Glencore Rejects Unsolicited Bid for DRC Operations
Miner and commodity trader Glencore has confirmed that it rejected an unsolicited offer for its operations in the Democratic Republic of Congo (DRC) at the end of last year.
“Glencore has not engaged any banks or advisors and is not running a sale process for its operations in the DRC,” a company spokesperson stated in an email.
Earlier, the Financial Times reported that Glencore had considered selling part or all of its Congolese assets and had engaged in preliminary discussions with a potential buyer from the Middle East regarding its copper and cobalt mines. However, Glencore declined to name the buyer when contacted by Reuters.
Following the FT report, shares of the FTSE 100-listed company surged by as much as 4.8%, although they remain down nearly 9% over the past 12 months.
The mining sector has seen increased deal-making activity as companies seek to strengthen their positions in critical metals like copper, which are essential for the global transition to cleaner energy.

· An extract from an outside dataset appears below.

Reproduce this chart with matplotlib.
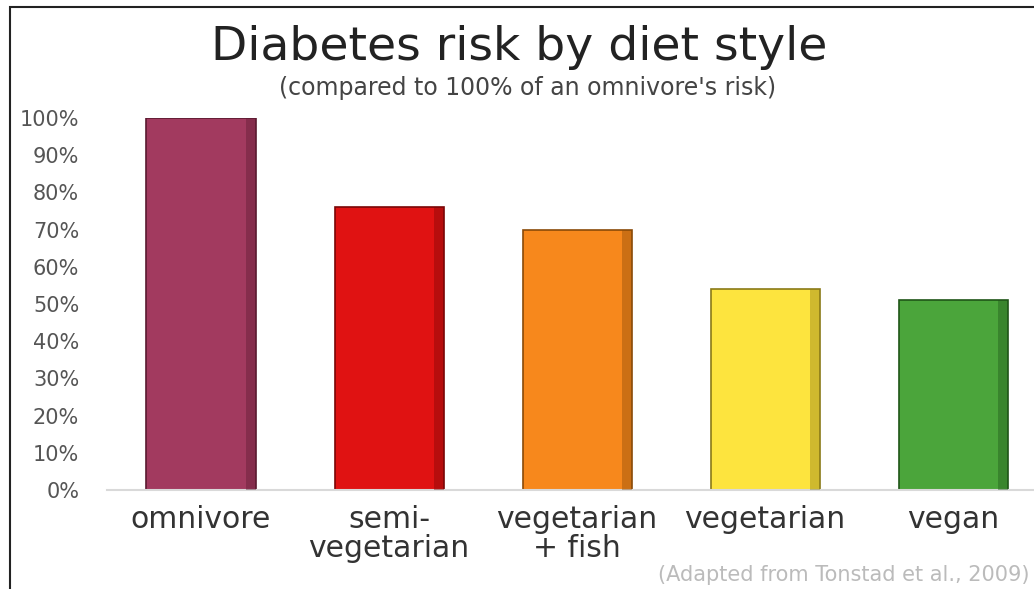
import numpy as np
import matplotlib.pyplot as plt
from matplotlib.patches import Rectangle

# diet styles and relative diabetes risk (omnivore = 100%)
diets = ['omnivore', 'semi-\nvegetarian', 'vegetarian\n+ fish', 'vegetarian', 'vegan']
risk = [100, 76, 70, 54, 51]
barColors = ['#a23a5f', '#e01212', '#f7881c', '#fde43e', '#4ba53b']
edgeColors = ['#5a1a30', '#7a0606', '#8a4a08', '#8a7a18', '#1f5518']
yTicks = [0, 10, 20, 30, 40, 50, 60, 70, 80, 90, 100]

plt.rcParams['font.family'] = ['DejaVu Sans']

fig = plt.figure(figsize=(10.34, 5.89), dpi=100)
ax = fig.add_axes([107 / 1034, 1 - 490 / 589, 1 - 107 / 1034, (490 - 118) / 589])

X = np.arange(len(diets))
w = 0.58
ax.bar(X, risk, width=w, color=barColors, edgecolor=edgeColors, linewidth=1.2, zorder=2)
# darker right side to mimic the bevel
ax.bar(X + w / 2 - 0.025, risk, width=0.05, color=edgeColors, alpha=0.4, linewidth=0, zorder=3)

ax.set_xlim(-0.5, 4.43)
ax.set_ylim(0, 100)
ax.set_yticks(yTicks)
ax.set_yticklabels([f'{t}%' for t in yTicks], fontsize=15, color='#555555')
ax.set_xticks(X)
ax.set_xticklabels(diets, fontsize=21.5, color='#333333', linespacing=1.0)
ax.tick_params(axis='y', length=0, pad=20)
ax.tick_params(axis='x', length=0, pad=11)
for s in ['top', 'right', 'left']:
    ax.spines[s].set_visible(False)
ax.spines['bottom'].set_color('#d9d9d9')
ax.spines['bottom'].set_linewidth(1.5)

fig.text(0.502, 1 - 47 / 589, 'Diabetes risk by diet style', ha='center', va='center',
         fontsize=34, color='#222222')
fig.text(0.51, 1 - 88 / 589, "(compared to 100% of an omnivore's risk)", ha='center',
         va='center', fontsize=17, color='#444444')
fig.text(0.996, 1 - 575 / 589, '(Adapted from Tonstad et al., 2009)', ha='right',
         va='center', fontsize=15, color='#bbbbbb')

# frame around the slide
fig.patches.append(Rectangle((10 / 1034, -0.05), 1.2, 1 - 7 / 589 + 0.05,
                             transform=fig.transFigure, fill=False,
                             edgecolor='#222222', linewidth=1.5))

fig.savefig('out.png', dpi=100)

Glencore, one of the world’s leading producers of coal and base metals, has previously stated its openness to mergers and acquisitions that create shareholder value.
Last year, the company approached Rio Tinto with a proposal to merge their copper businesses, aiming to form the world’s largest publicly traded miner, but talks collapsed.
This unsuccessful attempt followed BHP’s failed $49 billion bid for Anglo American due to structural concerns. Reports also suggested that Glencore had explored a potential combination with Anglo American after BHP’s approach became public.
Despite the ongoing consolidation efforts in the mining industry, Glencore remains firm in its decision not to pursue a sale of its DRC assets at this time.